10. Geometry and Spatial Problems

Geometric problems can appear in various forms in coding interviews, often requiring a mix of mathematical understanding and algorithmic thinking.

Calculating Distance Between Two Points

import math

def distance(x1, y1, x2, y2):
    return math.sqrt((x2 - x1)**2 + (y2 - y1)**2)

# Example usage
print(distance(0, 0, 3, 4))  # Output: 5.0

Checking if Points Form a Straight Line

def are_collinear(x1, y1, x2, y2, x3, y3):
    return (y2 - y1) * (x3 - x2) == (y3 - y2) * (x2 - x1)

# Example usage
print(are_collinear(1, 1, 2, 2, 3, 3))  # Output: True

Conclusion

Mastering these mathematical and number theory concepts is crucial for excelling in coding interviews, especially for top tech companies. These problems not only test your coding skills but also your ability to think abstractly and apply mathematical principles to solve complex problems efficiently.
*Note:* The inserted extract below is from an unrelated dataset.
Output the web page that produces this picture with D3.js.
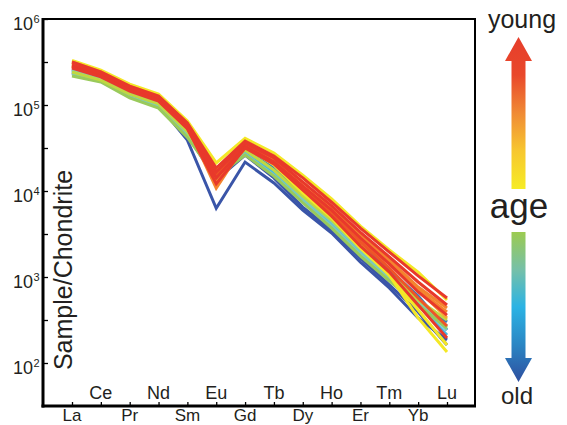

Remember, the key to success in these areas is not just memorizing formulas or algorithms, but understanding the underlying principles and being able to apply them creatively to new problems. Practice regularly with a variety of problems, and don’t hesitate to dive deep into the mathematical foundations of these concepts.

As you prepare for your coding interviews, make sure to integrate these mathematical problem-solving skills with your algorithmic knowledge. Platforms like AlgoCademy offer a wealth of resources and practice problems that can help you hone these skills and prepare effectively for technical interviews at major tech companies.
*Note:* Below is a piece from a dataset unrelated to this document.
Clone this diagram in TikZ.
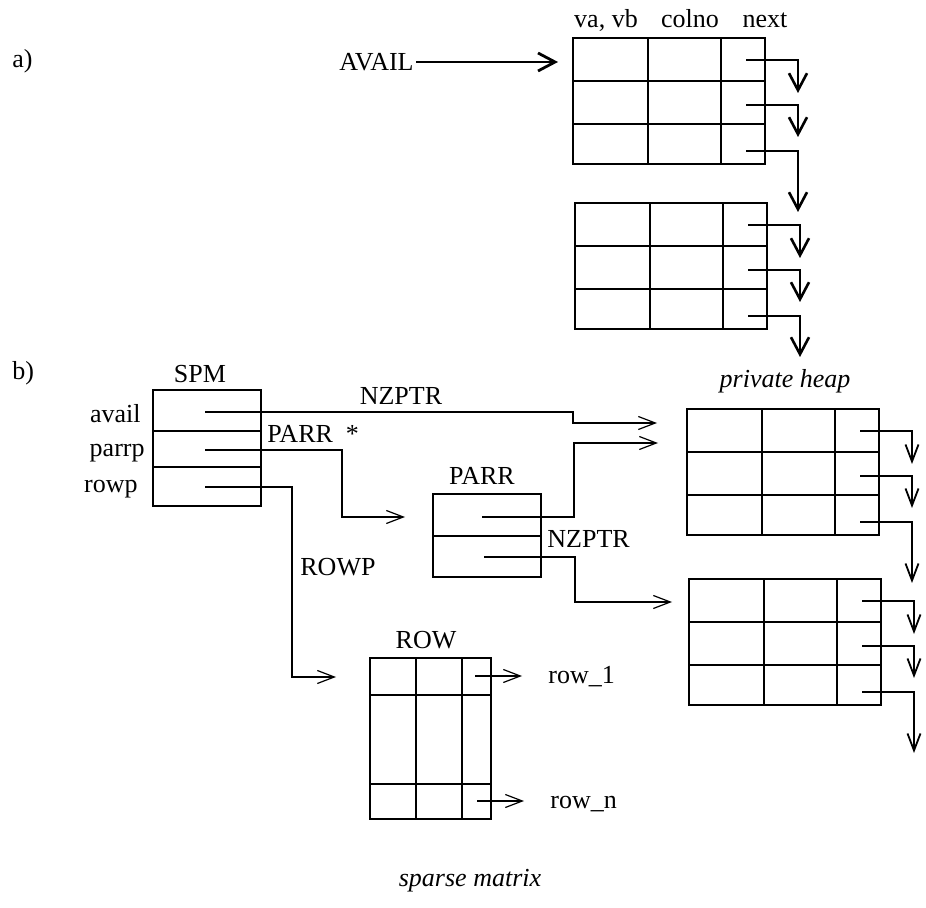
\documentclass[tikz,border=0pt]{standalone}
\usepackage{fontspec}
\setmainfont{Liberation Serif}
\usepackage{tikz}
\usetikzlibrary{arrows.meta}

\tikzset{
  tab/.style={line width=1.1pt},
  heaptab/.pic={
    \draw (0,0) rectangle (192,126);
    \draw (75,0) -- (75,126) (148,0) -- (148,126)
      (0,43) -- (192,43) (0,86) -- (192,86);
    \coordinate (-in) at (-15,24);
    \coordinate (-p1) at (173,22);
    \coordinate (-p2) at (173,67);
    \coordinate (-p3) at (173,113);
    \coordinate (-e1) at (225,55);
    \coordinate (-e2) at (225,99);
    \coordinate (-e3) at (225,174);
  }
}

\begin{document}
\begin{tikzpicture}[x=0.5pt,y=-0.5pt,
  every node/.style={inner sep=0pt,font=\fontsize{13}{15}\selectfont},
  nexta/.style={line width=1.3pt,-{Straight Barb[length=8.5pt,width=9pt]}},
  nextb/.style={line width=0.9pt,-{Straight Barb[length=8.5pt,width=6.5pt]}},
  ptr/.style={line width=0.6pt,-{Straight Barb[length=8.5pt,width=6.5pt]}}]
\useasboundingbox (0,0) rectangle (926,908);

% a) free list
\node[anchor=base west] (tagA) at (12,68) {a)};
\node[anchor=base] (hva) at (606,28) {va, vb};
\node[anchor=base] (hcol) at (690,28) {colno};
\node[anchor=base] (hnext) at (765,28) {next};
\pic[line width=1.4pt] (ha1) at (573,38) {heaptab};
\pic[line width=1.4pt] (ha2) at (575,203) {heaptab};
\node[anchor=east,inner sep=1pt] (avail) at (416,62) {AVAIL};
\draw[nexta,line width=1.4pt] (avail.east) -- (ha1-in);
\foreach \r in {1,2,3} \draw[nexta] (ha1-p\r) -| (ha1-e\r);
\foreach \r in {1,2} \draw[nexta] (ha2-p\r) -| (ha2-e\r);
\coordinate (hend) at (800,357);
\draw[nexta] (ha2-p3) -| (hend);
\node[anchor=base,font=\fontsize{13}{15}\selectfont\itshape] (heap) at (785,388) {private heap};

% b) sparse matrix
\node[anchor=base west] (tagB) at (12,380) {b)};
\node[anchor=base] (spm) at (200,383) {SPM};
\draw[tab] (153,390) rectangle (261,506) (153,431) -- (261,431) (153,467) -- (261,467);
\node[anchor=base east] (lavail) at (141,423) {avail};
\node[anchor=base east] (lparrp) at (145,457) {parrp};
\node[anchor=base east] (lrowp) at (138,493) {rowp};
\coordinate (spm-p1) at (205,412);
\coordinate (spm-p2) at (205,450);
\coordinate (spm-p3) at (205,487);

\node[anchor=base] (parr) at (482,485) {PARR};
\draw[tab] (433,494) rectangle (541,577) (433,536) -- (541,536);
\coordinate (parr-p1) at (482,517);
\coordinate (parr-p2) at (484,557);
\coordinate (parr-in) at (405,517);

\node[anchor=base] (row) at (426,648) {ROW};
\draw[tab] (370,658) rectangle (491,819) (370,695) -- (491,695) (370,784) -- (491,784)
  (416,658) -- (416,819) (462,658) -- (462,819);
\coordinate (row-p1) at (475,676);
\coordinate (row-p2) at (477,801);
\coordinate (row-in) at (336,677);
\node[anchor=base west] (row1) at (548,683) {row\_1};
\node[anchor=base west] (rown) at (550,808) {row\_n};

\pic[line width=1.2pt] (hb1) at (687,409) {heaptab};
\pic[line width=1.2pt] (hb2) at (689,579) {heaptab};
\coordinate (hb1-in1) at (657,423);
\coordinate (hb1-in2) at (658,443);
\coordinate (hb2-in) at (672,602);
\foreach \r in {1,2,3} \draw[nextb] (hb1-p\r) -| (hb1-e\r);
\foreach \r in {1,2,3} \draw[nextb] (hb2-p\r) -| (hb2-e\r);

\draw[ptr] (spm-p1) -- ++(368,0) |- (hb1-in1);
\draw[ptr] (spm-p2) -- ++(137,0) |- (parr-in);
\draw[ptr] (spm-p3) -- ++(87,0) |- (row-in);
\draw[ptr] (parr-p1) -- ++(92,0) |- (hb1-in2);
\draw[ptr] (parr-p2) -- ++(91,0) |- (hb2-in);
\draw[ptr,shorten >=13pt] (row-p1) -- (row-p1 -| row1.west);
\draw[ptr,shorten >=13pt] (row-p2) -- (row-p2 -| rown.west);

\node[anchor=base] (nz1) at (401,405) {NZPTR};
\node[anchor=base west] (parrlab) at (267,443) {PARR\enspace*};
\node[anchor=base west] (rowplab) at (300,575) {ROWP};
\node[anchor=base west] (nz2) at (547,548) {NZPTR};
\node[anchor=base,font=\fontsize{13}{15}\selectfont\itshape] (sparse) at (470,886) {sparse matrix};
\end{tikzpicture}
\end{document}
Keep in mind that while these topics are important, they are just one aspect of coding interviews. Make sure to balance your preparation with other crucial areas such as data structures, algorithms, system design, and practical coding skills. With dedicated practice and a solid understanding of these mathematical concepts, you’ll be well-equipped to tackle even the most challenging interview questions and advance your career in the tech industry.